Commercial banks are lending less cash amid fears about their exposure to the collapsed US sub-prime property market.

Also Saturday, British Prime Minister Gordon Brown, who will host the G20 summit, and German Chancellor Angela Merkel talked up the prospect of agreement on April 2.

"I'm very positive, I'm very optimistic that we will be able to... come to an agreement together with the United States, with emerging economies such as China and India," said Merkel after meeting Brown.

Brown, meanwhile, highlighted US support for changes in regulations for hedge funds and other "shadow banking" operations.

Highly speculative and lightly regulated hedge funds have been blamed for fuelling instability in financial markets.

Measures agreed at the G20 talks in Horsham, near London, included regulatory oversight of all credit agencies, blamed for being too slow to alert investors to high-risk instruments, as well as a need for "sufficient supervision and regulation of hedge funds".

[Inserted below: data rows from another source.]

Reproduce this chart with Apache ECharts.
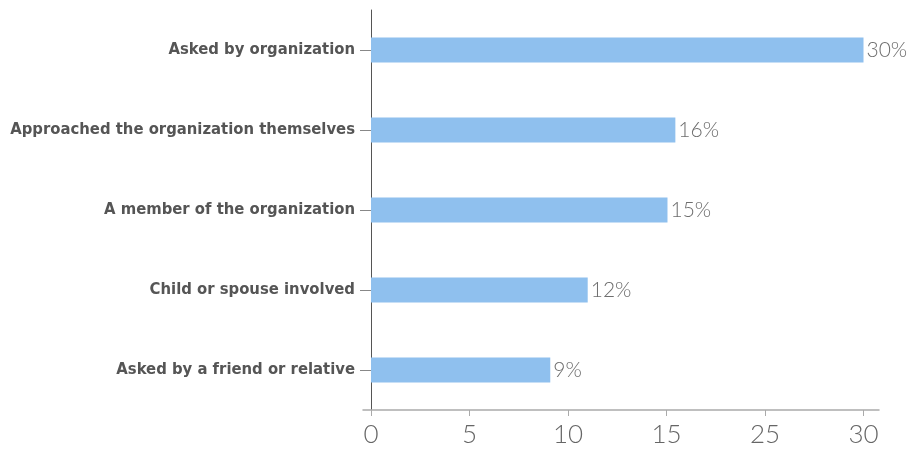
<!DOCTYPE html>
<html>
<head>
<meta charset="utf-8">
<script src="https://cdn.jsdelivr.net/npm/echarts@6/dist/echarts.min.js"></script>
<style>html,body{margin:0;padding:0;background:#fff}#chart{width:911px;height:453px}</style>
</head>
<body>
<div id="chart"></div>
<script>
// Categories, top to bottom
const categories = [
  'Asked by organization',
  'Approached the organization themselves',
  'A member of the organization',
  'Child or spouse involved',
  'Asked by a friend or relative'
];
// Printed value labels (%)
const percentLabels = [30, 16, 15, 12, 9];
// Bar lengths read against the evenly spaced axis (tick index x 5)
const barLengths = [25.15, 15.45, 15.05, 11.0, 9.1];
// Tick labels printed at each evenly spaced tick
const tickLabels = ['0', '5', '10', '15', '25', '30'];

const chart = echarts.init(document.getElementById('chart'));
const labelFont = '"Liberation Sans Narrow", "DejaVu Sans Condensed", "Arial Narrow", sans-serif';
const lightFont = '"Helvetica Neue", Lato, "Open Sans", sans-serif';

chart.setOption({
  animation: false,
  grid: [
    { left: 371, right: 47.5, top: 10, bottom: 43, outerBoundsMode: 'none', containLabel: false },
    { left: 363, right: 32, top: 10, bottom: 43, outerBoundsMode: 'none', containLabel: false }
  ],
  xAxis: [
    {
      type: 'value', gridIndex: 0, min: 0, max: 25, interval: 5,
      axisLine: { show: false },
      axisTick: { show: true, length: 6, lineStyle: { color: '#aaaaaa', width: 1 } },
      splitLine: { show: false },
      axisLabel: {
        margin: 12, fontSize: 26, fontWeight: 300, color: '#666666', fontFamily: lightFont,
        formatter: function (v) { const i = Math.round(v / 5); return (Math.abs(v - i * 5) < 1e-6 && tickLabels[i] != null) ? tickLabels[i] : ''; }
      }
    },
    {
      type: 'value', gridIndex: 1, min: 0, max: 1,
      axisLine: { show: true, lineStyle: { color: '#aaaaaa', width: 1.5 } },
      axisTick: { show: false }, axisLabel: { show: false }, splitLine: { show: false }
    }
  ],
  yAxis: [
    {
      type: 'category', gridIndex: 0, data: categories, inverse: true,
      axisLine: { show: true, onZero: true, lineStyle: { color: '#555555', width: 1 } },
      axisTick: { show: true, alignWithLabel: true, length: 11, lineStyle: { color: '#888888', width: 1 } },
      axisLabel: { margin: 16, fontSize: 16.5, fontWeight: 'bold', color: '#555555', fontFamily: labelFont }
    },
    {
      type: 'category', gridIndex: 1, data: categories, show: false
    }
  ],
  series: [{
    type: 'bar', xAxisIndex: 0, yAxisIndex: 0,
    data: barLengths,
    barWidth: 25,
    itemStyle: { color: '#8fc0ee' },
    label: {
      show: true, position: 'right', distance: 3,
      fontSize: 21, fontWeight: 300, color: '#6e6e6e', fontFamily: lightFont,
      formatter: function (p) { return percentLabels[p.dataIndex] + '%'; }
    }
  }]
});
</script>
</body>
</html>
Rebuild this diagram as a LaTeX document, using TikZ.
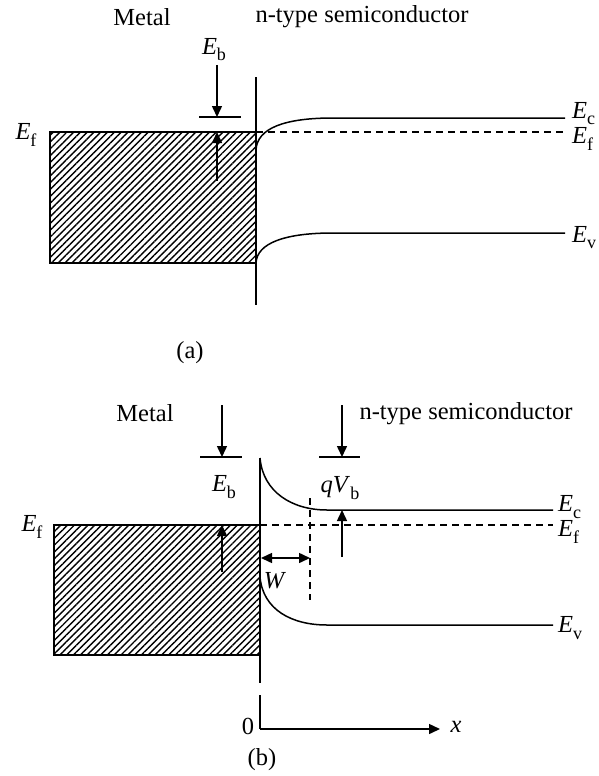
\documentclass[tikz,border=0pt]{standalone}
\usepackage{fontspec}
\setmainfont{Liberation Serif}
\usetikzlibrary{arrows.meta,patterns.meta}
\newcommand{\lblE}[2]{\textit{#1}\raisebox{-0.25em}{\fontsize{18}{18}\selectfont #2}}
\begin{document}
\begin{tikzpicture}[x=1pt,y=-1pt,
  every node/.style={font=\fontsize{24.5}{27}\selectfont, inner sep=0pt},
  ln/.style={line width=1.5pt},
  dsh/.style={line width=1.2pt, dash pattern=on 7pt off 5pt},
  arr/.style={line width=1.5pt, -{Triangle[length=11pt,width=10pt]}},
  darr/.style={line width=1.5pt, {Triangle[length=11pt,width=10pt]}-{Triangle[length=11pt,width=10pt]}},
  hatch/.style={pattern={Lines[angle=45,distance=4.8pt,line width=1.4pt]}}]
\useasboundingbox (0,0) rectangle (599,776);

% ---------- panel (a) ----------
\node (metalA) at (142,17) {Metal};
\node (ntypeA) at (362,17) {n-type semiconductor};
\node (EbA) at (214,50) {\lblE{E}{b}};
\coordinate (ebTopA) at (217,65);
\coordinate (ebBarA) at (217,117);
\coordinate (barLA) at (199,117);
\coordinate (barRA) at (241,117);
\draw[arr] (ebTopA) -- (ebBarA);
\draw[ln] (barLA) -- (barRA);
\coordinate (rectA1) at (50,132);
\coordinate (rectA2) at (256,263);
\draw[ln,hatch] (rectA1) rectangle (rectA2);
\coordinate (upA1) at (217,181);
\coordinate (upA2) at (217,132);
\draw[arr] (upA1) -- (upA2);
\node (EfLA) at (26,135) {\lblE{E}{f}};
\coordinate (ifTopA) at (256,77);
\coordinate (ifBotA) at (256,305);
\draw[ln] (ifTopA) -- (ifBotA);
\coordinate (efA1) at (256,132);
\coordinate (efA2) at (565,132);
\draw[dsh] (efA1) -- (efA2);
\coordinate (ecA0) at (256,150);
\coordinate (ecA1) at (333,118);
\coordinate (ecA2) at (565,118);
\draw[ln] (ecA0) .. controls (257,128) and (285,118) .. (ecA1) -- (ecA2);
\coordinate (evA0) at (256,263);
\coordinate (evA1) at (333,233);
\coordinate (evA2) at (565,233);
\draw[ln] (evA0) .. controls (257,243) and (285,233) .. (evA1) -- (evA2);
\node[anchor=west] (EcA) at (572,114) {\lblE{E}{c}};
\node[anchor=west] (EfRA) at (572,139) {\lblE{E}{f}};
\node[anchor=west] (EvA) at (572,238) {\lblE{E}{v}};
\node (capA) at (190,353) {(a)};

% ---------- panel (b) ----------
\node (metalB) at (145,413) {Metal};
\node (ntypeB) at (466,414) {n-type semiconductor};
\coordinate (ebTopB) at (222,405);
\coordinate (ebBarB) at (222,457);
\coordinate (barLB) at (200,457);
\coordinate (barRB) at (242,457);
\draw[arr] (ebTopB) -- (ebBarB);
\draw[ln] (barLB) -- (barRB);
\node (EbB) at (224,487) {\lblE{E}{b}};
\coordinate (rectB1) at (54,525);
\coordinate (rectB2) at (260,655);
\draw[ln,hatch] (rectB1) rectangle (rectB2);
\coordinate (upB1) at (222,572);
\coordinate (upB2) at (222,525);
\draw[arr] (upB1) -- (upB2);
\node (EfLB) at (32,527) {\lblE{E}{f}};
\coordinate (ifTopB) at (260,458);
\coordinate (ifBotB) at (260,683);
\draw[ln] (ifTopB) -- (ifBotB);
\coordinate (efB1) at (260,525);
\coordinate (efB2) at (553,525);
\draw[dsh] (efB1) -- (efB2);
\coordinate (ecB0) at (260,458);
\coordinate (ecB1) at (327,510);
\coordinate (ecB2) at (553,510);
\draw[ln] (ecB0) .. controls (263,492) and (292,510) .. (ecB1) -- (ecB2);
\coordinate (evB0) at (260,577);
\coordinate (evB1) at (327,625);
\coordinate (evB2) at (553,625);
\draw[ln] (evB0) .. controls (263,610) and (292,625) .. (evB1) -- (evB2);
\node[anchor=west] (EcB) at (558,507) {\lblE{E}{c}};
\node[anchor=west] (EfRB) at (558,532) {\lblE{E}{f}};
\node[anchor=west] (EvB) at (558,628) {\lblE{E}{v}};
% W
\coordinate (wL) at (261,558);
\coordinate (wR) at (310,558);
\draw[darr] (wL) -- (wR);
\node (Wlbl) at (275,581) {\textit{W}};
\coordinate (wdT) at (310,498);
\coordinate (wdB) at (310,600);
\draw[dsh] (wdT) -- (wdB);
% qVb
\coordinate (qTop) at (342,405);
\coordinate (qBar) at (342,457);
\coordinate (qBL) at (319,457);
\coordinate (qBR) at (360,457);
\draw[arr] (qTop) -- (qBar);
\draw[ln] (qBL) -- (qBR);
\node (qVb) at (340,488) {\textit{qV}\raisebox{-0.25em}{\fontsize{18}{18}\selectfont b}};
\coordinate (qUp1) at (342,557);
\coordinate (qUp2) at (342,510);
\draw[arr] (qUp1) -- (qUp2);
% axis
\coordinate (ax0) at (260,695);
\coordinate (axO) at (260,729);
\coordinate (axX) at (440,729);
\draw[ln] (ax0) -- (axO);
\draw[arr] (axO) -- (axX);
\node (zero) at (248,726) {0};
\node (xlbl) at (456,727) {\textit{x}};
\node (capB) at (262,760) {(b)};
\end{tikzpicture}
\end{document}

US Treasury Secretary Timothy Geithner on Saturday said there was unprecedented unity among the G20 on the economy, insisting: "The world is with us" when asked about stimulus.

"We are seeing the world move together at a speed and on a scale without precedent in modern times," he said.

"We have a very broad basis consensus globally now on the need to act aggressively to restore growth."

The G20, whose members also include Canada, India, Italy, Russia and South Korea, also pledged Saturday to "fight all forms of protectionism and maintain open trade" and stressed commitment to helping developing economies.